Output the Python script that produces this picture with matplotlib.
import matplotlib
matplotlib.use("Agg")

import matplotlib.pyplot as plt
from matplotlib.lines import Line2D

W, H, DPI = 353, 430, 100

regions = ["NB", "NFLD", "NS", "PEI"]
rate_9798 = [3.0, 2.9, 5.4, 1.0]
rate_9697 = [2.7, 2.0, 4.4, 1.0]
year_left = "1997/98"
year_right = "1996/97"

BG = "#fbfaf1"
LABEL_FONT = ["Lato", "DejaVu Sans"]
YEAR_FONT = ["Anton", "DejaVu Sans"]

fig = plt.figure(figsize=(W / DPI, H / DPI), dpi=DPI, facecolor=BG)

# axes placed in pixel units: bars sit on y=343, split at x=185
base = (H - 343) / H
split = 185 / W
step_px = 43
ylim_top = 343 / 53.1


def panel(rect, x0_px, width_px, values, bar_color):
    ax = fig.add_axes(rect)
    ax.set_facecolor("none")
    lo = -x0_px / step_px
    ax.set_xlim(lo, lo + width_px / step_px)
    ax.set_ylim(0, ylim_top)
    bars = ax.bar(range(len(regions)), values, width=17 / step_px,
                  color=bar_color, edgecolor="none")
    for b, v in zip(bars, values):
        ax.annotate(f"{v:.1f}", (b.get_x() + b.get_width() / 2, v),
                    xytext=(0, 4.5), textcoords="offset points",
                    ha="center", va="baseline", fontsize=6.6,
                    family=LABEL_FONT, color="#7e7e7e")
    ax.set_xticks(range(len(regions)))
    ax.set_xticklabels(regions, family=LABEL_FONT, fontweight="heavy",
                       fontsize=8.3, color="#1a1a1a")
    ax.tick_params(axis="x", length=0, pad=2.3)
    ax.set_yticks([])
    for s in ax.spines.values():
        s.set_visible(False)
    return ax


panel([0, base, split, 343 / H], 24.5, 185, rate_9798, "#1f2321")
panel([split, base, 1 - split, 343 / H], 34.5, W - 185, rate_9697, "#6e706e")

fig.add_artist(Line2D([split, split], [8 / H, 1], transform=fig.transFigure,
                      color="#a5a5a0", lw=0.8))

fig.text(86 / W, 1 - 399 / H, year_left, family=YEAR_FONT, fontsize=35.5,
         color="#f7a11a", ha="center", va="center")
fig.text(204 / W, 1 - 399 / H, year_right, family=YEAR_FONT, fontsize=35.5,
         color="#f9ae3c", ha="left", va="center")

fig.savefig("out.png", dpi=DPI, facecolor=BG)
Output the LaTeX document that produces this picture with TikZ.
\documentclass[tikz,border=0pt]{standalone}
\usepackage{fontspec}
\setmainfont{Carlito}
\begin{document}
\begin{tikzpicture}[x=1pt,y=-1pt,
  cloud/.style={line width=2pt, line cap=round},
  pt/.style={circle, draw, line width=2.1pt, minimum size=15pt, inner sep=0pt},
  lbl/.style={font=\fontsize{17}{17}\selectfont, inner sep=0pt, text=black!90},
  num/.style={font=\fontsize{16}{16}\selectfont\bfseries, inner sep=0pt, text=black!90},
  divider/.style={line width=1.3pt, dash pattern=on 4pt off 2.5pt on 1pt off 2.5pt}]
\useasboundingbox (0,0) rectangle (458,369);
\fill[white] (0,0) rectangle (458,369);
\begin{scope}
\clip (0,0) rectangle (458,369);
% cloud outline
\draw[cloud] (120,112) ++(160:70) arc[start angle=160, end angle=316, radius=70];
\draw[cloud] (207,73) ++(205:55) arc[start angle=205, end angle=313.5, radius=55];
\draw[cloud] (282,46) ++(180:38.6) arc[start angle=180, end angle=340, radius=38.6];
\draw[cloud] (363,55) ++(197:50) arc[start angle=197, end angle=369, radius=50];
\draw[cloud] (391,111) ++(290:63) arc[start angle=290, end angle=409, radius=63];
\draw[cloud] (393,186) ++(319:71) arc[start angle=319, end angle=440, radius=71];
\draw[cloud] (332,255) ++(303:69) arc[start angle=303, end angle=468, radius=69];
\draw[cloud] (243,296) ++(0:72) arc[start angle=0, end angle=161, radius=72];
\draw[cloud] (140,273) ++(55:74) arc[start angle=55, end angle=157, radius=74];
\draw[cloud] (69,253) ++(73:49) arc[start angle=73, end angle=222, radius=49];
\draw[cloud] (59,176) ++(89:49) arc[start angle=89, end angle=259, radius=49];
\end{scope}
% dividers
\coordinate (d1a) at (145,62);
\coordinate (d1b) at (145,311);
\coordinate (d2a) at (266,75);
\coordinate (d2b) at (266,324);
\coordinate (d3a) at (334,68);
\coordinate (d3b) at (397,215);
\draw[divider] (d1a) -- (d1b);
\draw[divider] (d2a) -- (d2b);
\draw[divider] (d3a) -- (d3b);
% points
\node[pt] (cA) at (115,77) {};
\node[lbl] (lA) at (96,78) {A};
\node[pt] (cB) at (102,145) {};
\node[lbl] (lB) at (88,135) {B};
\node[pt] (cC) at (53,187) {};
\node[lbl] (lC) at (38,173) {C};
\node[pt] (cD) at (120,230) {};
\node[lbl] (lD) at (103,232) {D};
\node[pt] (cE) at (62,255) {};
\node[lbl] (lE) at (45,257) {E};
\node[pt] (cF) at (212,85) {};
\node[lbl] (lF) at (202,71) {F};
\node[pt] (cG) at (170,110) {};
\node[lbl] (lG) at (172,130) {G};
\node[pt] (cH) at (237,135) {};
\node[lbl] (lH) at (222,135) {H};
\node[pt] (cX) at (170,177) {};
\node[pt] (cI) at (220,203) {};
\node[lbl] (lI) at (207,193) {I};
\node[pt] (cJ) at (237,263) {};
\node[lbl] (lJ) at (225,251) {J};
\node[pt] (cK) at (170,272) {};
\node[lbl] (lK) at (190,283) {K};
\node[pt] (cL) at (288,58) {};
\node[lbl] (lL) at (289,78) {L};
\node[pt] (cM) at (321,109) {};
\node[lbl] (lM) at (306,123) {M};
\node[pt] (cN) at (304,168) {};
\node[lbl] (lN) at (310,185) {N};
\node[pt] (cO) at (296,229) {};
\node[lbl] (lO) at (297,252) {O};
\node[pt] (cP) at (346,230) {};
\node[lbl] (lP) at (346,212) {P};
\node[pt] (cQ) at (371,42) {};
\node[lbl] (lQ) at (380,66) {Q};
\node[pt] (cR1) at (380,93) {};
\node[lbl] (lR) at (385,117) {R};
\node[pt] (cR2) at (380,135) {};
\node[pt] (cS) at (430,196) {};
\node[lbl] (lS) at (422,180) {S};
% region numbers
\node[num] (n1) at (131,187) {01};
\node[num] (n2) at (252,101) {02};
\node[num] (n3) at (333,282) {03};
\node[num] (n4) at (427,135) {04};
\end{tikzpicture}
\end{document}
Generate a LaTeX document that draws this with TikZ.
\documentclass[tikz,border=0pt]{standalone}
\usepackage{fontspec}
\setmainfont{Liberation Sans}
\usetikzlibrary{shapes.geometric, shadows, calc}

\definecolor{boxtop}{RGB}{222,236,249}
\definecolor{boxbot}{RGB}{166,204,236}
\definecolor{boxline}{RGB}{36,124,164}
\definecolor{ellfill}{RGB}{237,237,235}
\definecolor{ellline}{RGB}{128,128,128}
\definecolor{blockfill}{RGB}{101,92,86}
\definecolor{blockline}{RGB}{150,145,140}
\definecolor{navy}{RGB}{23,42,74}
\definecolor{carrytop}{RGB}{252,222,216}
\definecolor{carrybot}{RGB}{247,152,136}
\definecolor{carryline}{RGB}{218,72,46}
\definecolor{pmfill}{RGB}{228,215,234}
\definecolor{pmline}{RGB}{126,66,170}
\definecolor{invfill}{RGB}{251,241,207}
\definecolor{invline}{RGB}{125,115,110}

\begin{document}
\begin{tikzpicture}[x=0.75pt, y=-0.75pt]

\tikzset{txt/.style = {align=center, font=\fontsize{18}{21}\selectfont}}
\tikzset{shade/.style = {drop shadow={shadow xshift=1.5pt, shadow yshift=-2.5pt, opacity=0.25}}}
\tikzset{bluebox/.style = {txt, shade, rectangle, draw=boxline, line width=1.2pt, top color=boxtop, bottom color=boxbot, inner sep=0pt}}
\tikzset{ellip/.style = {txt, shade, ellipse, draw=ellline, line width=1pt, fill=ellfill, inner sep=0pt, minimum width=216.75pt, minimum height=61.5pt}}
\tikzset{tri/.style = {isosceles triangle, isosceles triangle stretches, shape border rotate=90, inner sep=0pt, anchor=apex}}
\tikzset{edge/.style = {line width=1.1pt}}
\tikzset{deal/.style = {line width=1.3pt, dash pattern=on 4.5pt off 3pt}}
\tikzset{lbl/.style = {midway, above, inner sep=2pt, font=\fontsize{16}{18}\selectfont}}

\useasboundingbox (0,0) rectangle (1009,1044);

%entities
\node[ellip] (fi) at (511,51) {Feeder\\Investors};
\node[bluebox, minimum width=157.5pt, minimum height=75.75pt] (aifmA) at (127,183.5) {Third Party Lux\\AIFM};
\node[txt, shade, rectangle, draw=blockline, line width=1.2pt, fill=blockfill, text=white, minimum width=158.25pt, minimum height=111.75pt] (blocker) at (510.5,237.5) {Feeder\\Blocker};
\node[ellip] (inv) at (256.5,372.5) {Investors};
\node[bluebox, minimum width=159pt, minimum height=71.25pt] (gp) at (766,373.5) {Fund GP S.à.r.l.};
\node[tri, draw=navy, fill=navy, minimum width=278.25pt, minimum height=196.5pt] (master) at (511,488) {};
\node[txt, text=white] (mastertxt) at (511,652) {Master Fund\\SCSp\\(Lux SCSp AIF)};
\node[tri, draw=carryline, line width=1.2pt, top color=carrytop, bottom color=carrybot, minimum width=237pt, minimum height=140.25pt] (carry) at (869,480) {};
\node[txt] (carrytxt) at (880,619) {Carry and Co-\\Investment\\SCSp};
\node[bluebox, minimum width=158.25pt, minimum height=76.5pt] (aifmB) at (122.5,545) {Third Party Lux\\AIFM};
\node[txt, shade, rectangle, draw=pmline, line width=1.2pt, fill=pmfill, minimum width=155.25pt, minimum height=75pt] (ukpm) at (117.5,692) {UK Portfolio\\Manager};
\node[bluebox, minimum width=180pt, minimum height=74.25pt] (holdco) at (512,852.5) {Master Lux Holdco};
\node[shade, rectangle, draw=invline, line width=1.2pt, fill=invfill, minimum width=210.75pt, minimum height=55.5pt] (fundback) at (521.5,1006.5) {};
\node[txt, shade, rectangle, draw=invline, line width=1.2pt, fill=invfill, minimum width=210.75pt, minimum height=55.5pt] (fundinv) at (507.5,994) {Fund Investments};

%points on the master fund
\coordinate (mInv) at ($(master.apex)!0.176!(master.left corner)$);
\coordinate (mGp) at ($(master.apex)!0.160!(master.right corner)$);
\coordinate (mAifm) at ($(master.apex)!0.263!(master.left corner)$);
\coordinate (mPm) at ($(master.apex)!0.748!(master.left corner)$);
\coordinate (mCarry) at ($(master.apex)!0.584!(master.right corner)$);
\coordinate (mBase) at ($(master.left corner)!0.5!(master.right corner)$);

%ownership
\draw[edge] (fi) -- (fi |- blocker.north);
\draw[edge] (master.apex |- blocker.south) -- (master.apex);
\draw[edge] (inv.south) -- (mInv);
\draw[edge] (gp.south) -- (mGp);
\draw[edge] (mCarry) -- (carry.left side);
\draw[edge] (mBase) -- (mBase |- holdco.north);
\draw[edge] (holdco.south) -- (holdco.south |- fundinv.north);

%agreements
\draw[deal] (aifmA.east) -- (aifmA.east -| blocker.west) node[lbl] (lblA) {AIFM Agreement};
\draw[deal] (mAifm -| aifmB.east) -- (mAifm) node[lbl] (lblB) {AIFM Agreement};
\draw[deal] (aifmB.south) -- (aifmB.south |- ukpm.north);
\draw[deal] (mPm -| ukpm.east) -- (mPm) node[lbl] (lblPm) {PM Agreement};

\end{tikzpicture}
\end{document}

## What you will do
Repeat the entries above exactly, beginning at their first line and ending with the line that contains "ylim_top = 343 / 53.1", with nothing added.

## Solution to this task
Output the Python script that produces this picture with matplotlib.
import matplotlib
matplotlib.use("Agg")

import matplotlib.pyplot as plt
from matplotlib.lines import Line2D

W, H, DPI = 353, 430, 100

regions = ["NB", "NFLD", "NS", "PEI"]
rate_9798 = [3.0, 2.9, 5.4, 1.0]
rate_9697 = [2.7, 2.0, 4.4, 1.0]
year_left = "1997/98"
year_right = "1996/97"

BG = "#fbfaf1"
LABEL_FONT = ["Lato", "DejaVu Sans"]
YEAR_FONT = ["Anton", "DejaVu Sans"]

fig = plt.figure(figsize=(W / DPI, H / DPI), dpi=DPI, facecolor=BG)

# axes placed in pixel units: bars sit on y=343, split at x=185
base = (H - 343) / H
split = 185 / W
step_px = 43
ylim_top = 343 / 53.1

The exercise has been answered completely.